Strategy

Meta Dayparting That Actually Works

By January 28, 2026No Comments

Most people talk about Meta ads dayparting like it’s a simple scheduling hack: turn ads off at night, push spend during “peak hours,” and call it optimization. Sometimes that helps. More often, it just creates a temporary dip in CPA that quietly backfires a few weeks later.

The reason is simple: on Meta, dayparting isn’t only about when you spend. It can change who the algorithm learns to find. And that’s the part that almost never gets discussed.

Dayparting on Meta isn’t like Search

In search marketing, the user tells you what they want. If someone types “best running shoes,” the intent is obvious. Dayparting there is mostly about budget control and coverage.

Meta works differently. The platform is making predictions based on behavior-what people engage with, what they click, what they buy, and how those actions cluster across audiences. That means dayparting can influence more than cost; it can influence the training signals Meta uses to optimize your campaigns.

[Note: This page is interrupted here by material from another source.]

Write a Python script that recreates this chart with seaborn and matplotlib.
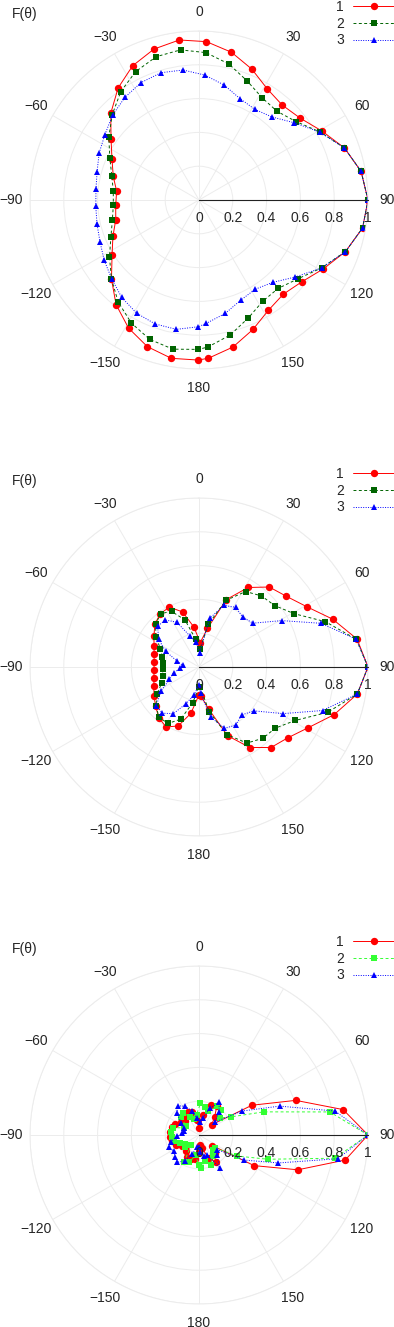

When you restrict delivery to certain windows, you’re not just avoiding “bad hours.” You’re reshaping:

  • Auction dynamics (who else is bidding at that time)
  • User mindset (work scroll vs. couch scroll)
  • Placement behavior (Feed vs. Stories vs. Reels patterns by time of day)
  • Learning inputs (which conversions Meta sees and tries to replicate)

The overlooked use case: signal sculpting

Here’s the cleaner way to think about it: Meta is a machine that repeats what you reward. If you only allow conversions from certain hours, you’re effectively telling the system, “Find more people like these.”

This is where dayparting becomes strategic. You can use it to bias campaigns toward higher-quality conversion behavior-not just cheaper conversions.

How dayparting “works” and still hurts you

A common pattern: you notice late-night conversions are cheaper, so you pause campaigns during the day. CPA improves, everyone’s happy, and the dashboard looks great for a week or two.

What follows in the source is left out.